Preprocessing data

I collected Indian accent dataset and put all the .mp3 files into one directory and prepared all the csv files having two columns [path,sentence], sollowing in the common voice dataset structure. But with the import_cv2.py it did not work. It ended up creating just one train-all.csv file in the clips folder. Really need help with this.

Check the import python script, and you’ll find out. And please follow these guidelines for posting:

https://discourse.mozilla.org/t/what-and-how-to-report-if-you-need-support/62071/2

Thanks for the reply. But I am unable to understand where I can find that. Would you care to explain sir ?

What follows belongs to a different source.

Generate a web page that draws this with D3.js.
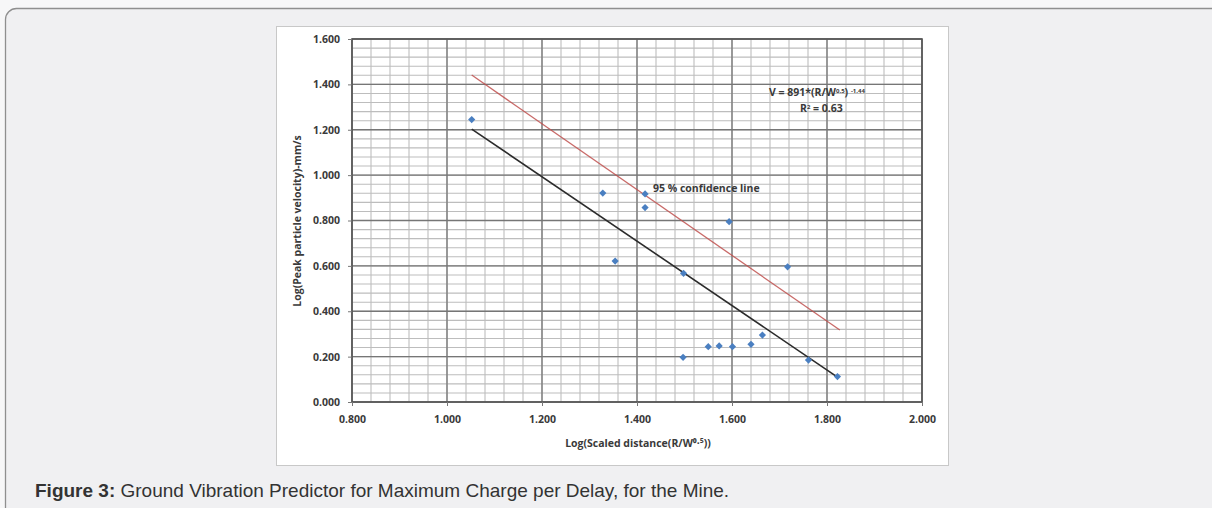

You’ll need to check the import script yourself, it usually works. But use one from a release not the latest master as there may be some changes.

okay sir, will do. Can you please confirm that the csv file attributes are sufficient i.e if there is any other column that is necessary apart from ‘path’ and ‘sentence’ ?

Please follow the guide I provided. You are not posting the actual csv, you are posting images. I can only guess that you did not read the guidelines … sorry, can’t help

files.zip (212.6 KB)
I am sorry sir the uploading part did not support tsv files. I have attached a zip file that contains the current error and the tsv file structure. My dataset contains .wav files and the tsv file contains 3 fields named client_id, path and sentence. Please have a look. Thanks for your kind vigilance.

Deepspeech version 0.7.1
Ubuntu 18.04
Intel i5 8th gen
RAM 16GB
TensorFlow version 1.14.0

Format in general looks fine to me, you’ll have to debug the import script to find out whats wrong with your script.

So you re-used the script for something completely different that you built?

You don’t seem to have carefully read the documentation, training with 0.7 requires tensorflow 1.15.

You can’t expect us to be of any help if you don’t elaborate more on how you

This is not actionable:

  • screenshots are not helpful
  • you only share one test.tsv
  • your error in the screenshot is completely different from what you report in this thread, and it’s your file that is not existent.